Not at JSO actually. At the hypocrisy I'm seeing everywhere.
I'm angry at the politicians who haven't said a word about the A303 tunnel that is going to do irreparable damage to the site and the archaeology. (don't get me wrong, I know a lot of the archaeologists who will be on the project, I have every faith in them, but it is a commercial venture, limited by time, budget and frankly just the techniques available to us now). It's going to be really bad for the environment.
I'm also annoyed at the online pagan community. I've seen so many neo pagans/wiccans with the most surface level "they've made an enemy of their closest allies" take. Well, we can see that you don't actually care about the environment if that's all it takes to turn you away from this. Closing a road would have created environmental damage from all the cars hanging around for hours! Also, where have they been in the campaign against the A303?
Or the fact that Salisbury Plain is being eaten up by new build housing estates that don't support the needs of the residents and stresses local services. Because Stonehenge is just the most famous archaeological monument on the Plain but there are tens, if not hundreds of sites that are being lost. I have literally worked on one- a Bronze Age barrow cemetery with several ring ditches, a potential Neolithic god-pole like structure, Iron Age, Roman and Anglo-Saxon settlement evidence. All destroyed by a new build estate that cannot be supported by local infrastructure, literally in terms of the roads.

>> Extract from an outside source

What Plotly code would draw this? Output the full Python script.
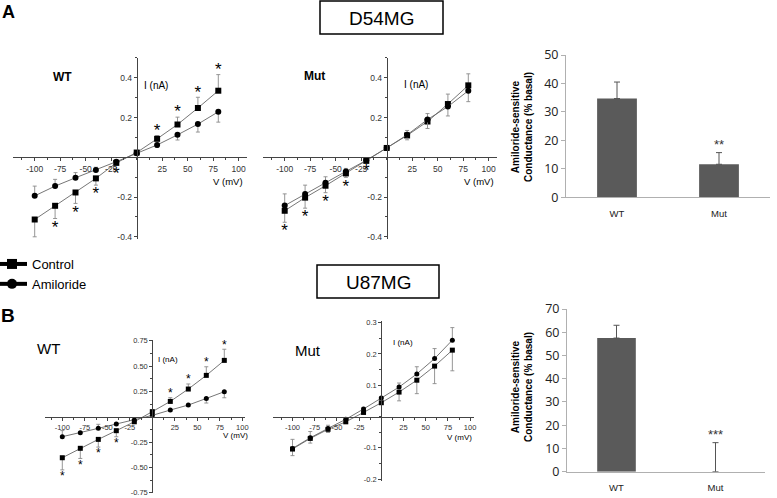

They're also the sort of people who complain about the cost of Stonehenge. There is a very good reason that it's so expensive- it basically funds a significant chunk of Historic England (which is far more than just the monuments and sites you can visit). Many of HE's sites are free and they still need to be maintained, which is incredibly expensive. And they're the sort of people to culturally appropriate from other cultures, rather than looking to the archaeology they're fake outraged by.
The paint was made out of cornflour, so not actually a huge conservation issue (I mean, it would definitely better to have not happened but honestly probably the least worst option). The damage done by smog and other air pollution is significantly worse.
People should be angry that this is what people are being forced to do to have their voices heard.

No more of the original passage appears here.